He lay there with only his diaper on, my grandson Dashiell. It was seven o’clock, time for his bedtime rituals. My wife, who adores this eight week-old child, is ready to give Dash his massage.
She dips her hands in coconut oil and begins to stroke his stomach. She rubs his legs and presses her thumbs gently into the bottoms of his tiny feet. More coconut oil. She circles his arms at the shoulders and massages them all the way down to his finger tips. Then she rubs his hands, circling his palms over and over, manipulating his fingers. The boy is in rapture. His mouth drops open, his dark eyes stare as if to say, “Is this real?”
Seeing Dash literally soaked in his grandmother’s love, my eyes mist over. It’s overwhelming to see a creature so tiny and fragile and helpless being so loved, beautiful to see Pam’s near magic powers to give this infant such bliss.
It is hard to believe, but in the early 1900’s the premier pediatrician in America, a man named Dr. Luther Emmett Holt, determined that parents were holding and cuddling their children far too much; they were spoiling them. Parents eager to follow the latest “scientific” guidelines quickly adopted a hands-off parenting style. Within a few years doctors began to notice an alarming rise in infant deaths, especially in otherwise healthy babies. There was no apparent reason for their slinking into torpor and death—it was simply called “failure to thrive.” All because they did not receive enough human touch.
The simple fact is, without being touched we die. Infants literally die from it, but adults also die inside. Just as happens in a heart attack, parts of the heart die and cannot feel anything. Happily, the deadened flesh of this heart can be restored to life again. If we touch people, the old deadness flickers to life.
On Sunday I saw a woman in church, a friend who moved away years ago and was back visiting. I went out at the Peace and gave her a hug, telling her how good it was to see her again. After church she told me of a deep struggle in her life, and how that hug at the Peace was the greatest gift she had received in a long time. It was just a hello hug, I thought. Time and again I am surprised at how the smallest gesture, the simplest touch can bestow life.

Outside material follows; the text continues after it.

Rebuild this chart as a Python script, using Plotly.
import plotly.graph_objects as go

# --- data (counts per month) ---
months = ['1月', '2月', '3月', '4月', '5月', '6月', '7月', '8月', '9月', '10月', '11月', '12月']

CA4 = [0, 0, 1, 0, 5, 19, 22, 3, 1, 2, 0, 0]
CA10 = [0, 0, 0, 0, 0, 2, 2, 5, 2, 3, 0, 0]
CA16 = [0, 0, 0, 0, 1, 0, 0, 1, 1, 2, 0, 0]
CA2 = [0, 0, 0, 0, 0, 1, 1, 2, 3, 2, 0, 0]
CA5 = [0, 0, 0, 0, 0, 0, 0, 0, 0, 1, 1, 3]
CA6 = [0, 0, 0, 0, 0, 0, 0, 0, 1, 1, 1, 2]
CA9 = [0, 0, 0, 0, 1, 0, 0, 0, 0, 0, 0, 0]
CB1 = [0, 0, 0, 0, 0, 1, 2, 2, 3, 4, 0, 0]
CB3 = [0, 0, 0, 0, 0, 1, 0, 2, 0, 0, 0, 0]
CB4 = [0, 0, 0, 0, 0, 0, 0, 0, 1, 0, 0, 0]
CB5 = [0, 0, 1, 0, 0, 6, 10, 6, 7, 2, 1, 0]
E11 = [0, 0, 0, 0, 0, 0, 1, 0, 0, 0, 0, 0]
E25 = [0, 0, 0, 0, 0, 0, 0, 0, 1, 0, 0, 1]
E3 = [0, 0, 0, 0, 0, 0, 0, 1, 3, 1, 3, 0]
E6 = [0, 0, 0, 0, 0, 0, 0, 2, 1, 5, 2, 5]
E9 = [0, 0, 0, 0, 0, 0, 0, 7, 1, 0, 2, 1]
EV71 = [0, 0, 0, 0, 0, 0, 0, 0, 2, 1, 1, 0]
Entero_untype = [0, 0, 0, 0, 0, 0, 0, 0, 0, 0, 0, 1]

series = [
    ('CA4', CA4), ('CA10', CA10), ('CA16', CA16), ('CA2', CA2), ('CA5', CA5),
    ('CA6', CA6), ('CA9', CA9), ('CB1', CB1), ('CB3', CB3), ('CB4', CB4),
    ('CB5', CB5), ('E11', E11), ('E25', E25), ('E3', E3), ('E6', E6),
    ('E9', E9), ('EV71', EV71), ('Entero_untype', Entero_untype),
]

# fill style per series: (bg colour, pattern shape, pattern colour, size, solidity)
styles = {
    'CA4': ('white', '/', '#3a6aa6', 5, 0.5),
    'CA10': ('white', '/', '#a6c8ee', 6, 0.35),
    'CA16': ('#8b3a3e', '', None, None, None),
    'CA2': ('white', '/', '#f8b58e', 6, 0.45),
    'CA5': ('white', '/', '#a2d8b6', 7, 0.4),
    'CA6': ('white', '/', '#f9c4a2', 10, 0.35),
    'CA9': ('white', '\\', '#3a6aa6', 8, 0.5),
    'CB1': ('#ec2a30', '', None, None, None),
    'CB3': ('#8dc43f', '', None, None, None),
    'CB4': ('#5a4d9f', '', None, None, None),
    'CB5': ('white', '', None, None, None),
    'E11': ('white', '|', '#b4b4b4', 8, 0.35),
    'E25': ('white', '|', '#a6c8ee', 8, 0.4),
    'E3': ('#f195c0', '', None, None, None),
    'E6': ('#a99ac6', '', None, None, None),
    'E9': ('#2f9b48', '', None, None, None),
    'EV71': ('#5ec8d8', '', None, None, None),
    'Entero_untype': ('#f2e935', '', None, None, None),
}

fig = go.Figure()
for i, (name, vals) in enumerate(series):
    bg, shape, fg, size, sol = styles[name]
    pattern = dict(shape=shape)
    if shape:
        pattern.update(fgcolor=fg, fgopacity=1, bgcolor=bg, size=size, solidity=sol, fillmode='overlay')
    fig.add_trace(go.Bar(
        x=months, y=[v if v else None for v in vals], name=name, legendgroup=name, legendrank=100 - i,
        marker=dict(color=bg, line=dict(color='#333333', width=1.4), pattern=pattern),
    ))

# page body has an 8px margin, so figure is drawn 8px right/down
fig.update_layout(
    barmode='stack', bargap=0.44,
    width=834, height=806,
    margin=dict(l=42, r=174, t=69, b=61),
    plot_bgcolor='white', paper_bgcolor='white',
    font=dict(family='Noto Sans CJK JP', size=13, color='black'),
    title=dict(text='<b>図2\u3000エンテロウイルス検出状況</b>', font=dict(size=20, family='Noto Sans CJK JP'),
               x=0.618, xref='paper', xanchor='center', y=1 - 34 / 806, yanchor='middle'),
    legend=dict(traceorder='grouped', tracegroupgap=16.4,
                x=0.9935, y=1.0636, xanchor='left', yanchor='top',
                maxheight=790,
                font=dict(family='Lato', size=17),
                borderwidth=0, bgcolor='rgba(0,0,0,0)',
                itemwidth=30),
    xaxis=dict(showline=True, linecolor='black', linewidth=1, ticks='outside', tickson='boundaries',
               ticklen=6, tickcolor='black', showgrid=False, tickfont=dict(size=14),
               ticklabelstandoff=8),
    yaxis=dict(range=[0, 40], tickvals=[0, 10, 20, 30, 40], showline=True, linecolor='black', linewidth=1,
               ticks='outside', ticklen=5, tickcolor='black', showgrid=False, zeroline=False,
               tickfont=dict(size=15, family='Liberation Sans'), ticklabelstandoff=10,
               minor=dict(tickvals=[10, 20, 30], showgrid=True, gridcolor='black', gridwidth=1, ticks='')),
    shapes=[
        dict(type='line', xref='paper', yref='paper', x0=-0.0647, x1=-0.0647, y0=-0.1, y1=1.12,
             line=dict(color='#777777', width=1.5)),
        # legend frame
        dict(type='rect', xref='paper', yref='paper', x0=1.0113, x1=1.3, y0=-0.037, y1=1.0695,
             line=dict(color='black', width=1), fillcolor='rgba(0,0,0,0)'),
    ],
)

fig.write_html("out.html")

We can do this. It costs us nothing. We can put a hand on someone’s shoulder when we say, “How are you?” The touch is what makes the moment beautiful. Rather than just saying, “Good to see you,” we can put an arm around someone and smile as we say those plain old words. Just watch what happens when you do. And for the people God has given us to love, we can hug them and hold their hand or lightly caress their face when we say simple things like, “Good Morning” or “How was your day?” Hearts come back to life.